This Land is our Land: Three Scottish Photographers at Gladstone Gallery, Edinburgh
‘Who possesses this landscape? The man who bought it or I, who am possessed by it?’ Norman MacCaig
This Land is Our Land: Three Scottish Landscape Photographers is a richly evocative exhibition, presenting the distinctively dramatic work of Stephen Drew, Hamish King and Neil Shaw.
The artistic theme reflects how the photographers have been inspired by and how they personally view Scotland through the lens of a camera:
“Landscape is woven through Scottish culture. Love of and pride in the country’s hills and glens and lochs is a core element of Scottish identity. Landscape is part of what it means to be Scottish.”
Halfway up the Lawnmarket, climb the steep spiral staircase to the Gladstone Gallery. It’s the perfect historic setting. This 16th century Townhouse, (owned by the National Trust of Scotland), has decorative ceiling beams and from the high windows look down on to the Royal Mile. Opposite is a narrow cobbled Close, once the haunt of James Boswell before he set off with Samuel Johnson on their epic Tour to the Hebrides.
This exhibition takes you on a journey from the Borders to the Highlands through the seasons of the year. Each photograph is neatly captioned with the place name on a tiny map of Scotland to pinpoint the location. For Festival visitors, this is particularly helpful if you have no idea where Loch Morlich or Barra might be.
Neil Shaw lives in Peebles, Scottish Borders and amongst his selection of landscapes, is a series of black and white prints to illustrate the local village of Eddleston during a severe winter a few years ago.
I used to come here for childhood picnics, playing by the river on Eddleston moor. Here, Shaw’s images depict the same scene in a freezing whiteout. Only monochrome can do justice to reflect the purity of snow crystals, leafless trees, fences almost hidden from view in the empty stillness of farm fields, devoid of sheep.
Stephen Drew only took up photography professionally two years ago and in pursuit of the art he also enjoys hill climbing “to keep fit!”.
In one colour photograph, the perspective taken from the high crags of The Storr on the Isle of Skye is spectacular – a wide panoramic view of the Cuillins, sealoch, grass, rock.
Another image of this mountain ridge surrounded by low lying clouds was snapped in early morning. It was a chance shot when Drew turned around to see this mystical, misty sight, just at the moment when dawn was slowly breaking.
J. M. W. Turner travelled widely to perfect his style of impressionism, the changing light across the landscape. On Skye he explored around Loch Coruisk where he made many sketches and watercolours, some used to illustrate the poetry of Sir Walter Scott.

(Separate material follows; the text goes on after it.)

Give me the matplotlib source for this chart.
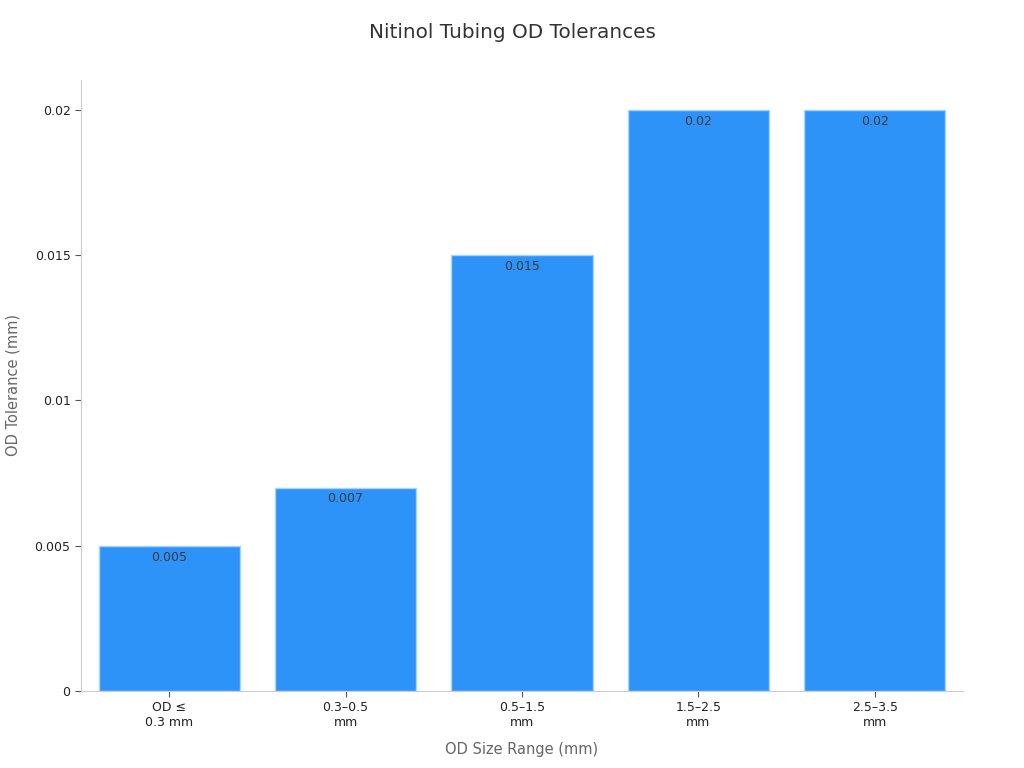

Turner apparently clambered up to the summit of Sgurr na Stri from where he could view the loch and the Cuillins. The story goes that it was a bit of an adventure: ‘but for one or two tufts of grass he might have broken his neck, having slipped when trying to attain the best position for taking the view.’
Artists and photographers take note!
Bleak, desolate mountains and seascapes are beautifully captured in a series of photographs by Hamish King. Observe the high winding road leading to Applecross, Wester Ross – the Gaelic name ‘a Chomraich’, means ‘The Sanctuary’ and it’s certainly a wild and remote peninsula. The memorable drive over the Bealach nam Bo, the only true Alpine pass in Britain, will lead you to the welcoming Applecross Inn.
Another image by King shows the shimmering pools of seawater along the beach on the beautiful island of Barra, Outer Hebrides. This is not just a sandy shore but the actual runway for Loganair flights from Glasgow. A unique landing experience, reminiscent of arriving at Denis Island, the Seychelles. Just the climate is different!
“ The Outer Isles look as though they were cut out of paper
And stuck on a brilliant silver background,
The Cuillin peaks seem miniature … in the molten breath
Of the Corries which divide them.“
As you stroll around Gladstone gallery, travelling from tranquil beach to rugged peak, the pure simplicity and subtle beauty of each scene expresses the ancient land lines and poetic sense of place.
The majestic, magical, moody landscape of Scotland is here to see in this impressive exhibition.
This Land is Our Land, Gladstone Gallery, Gladstone’s Land, 477b Lawnmarket, Edinburgh. 12 – 17 August, 2014. 10.30am-7pm. Free entry.
Prints, cards and exhibition catalogue for sale.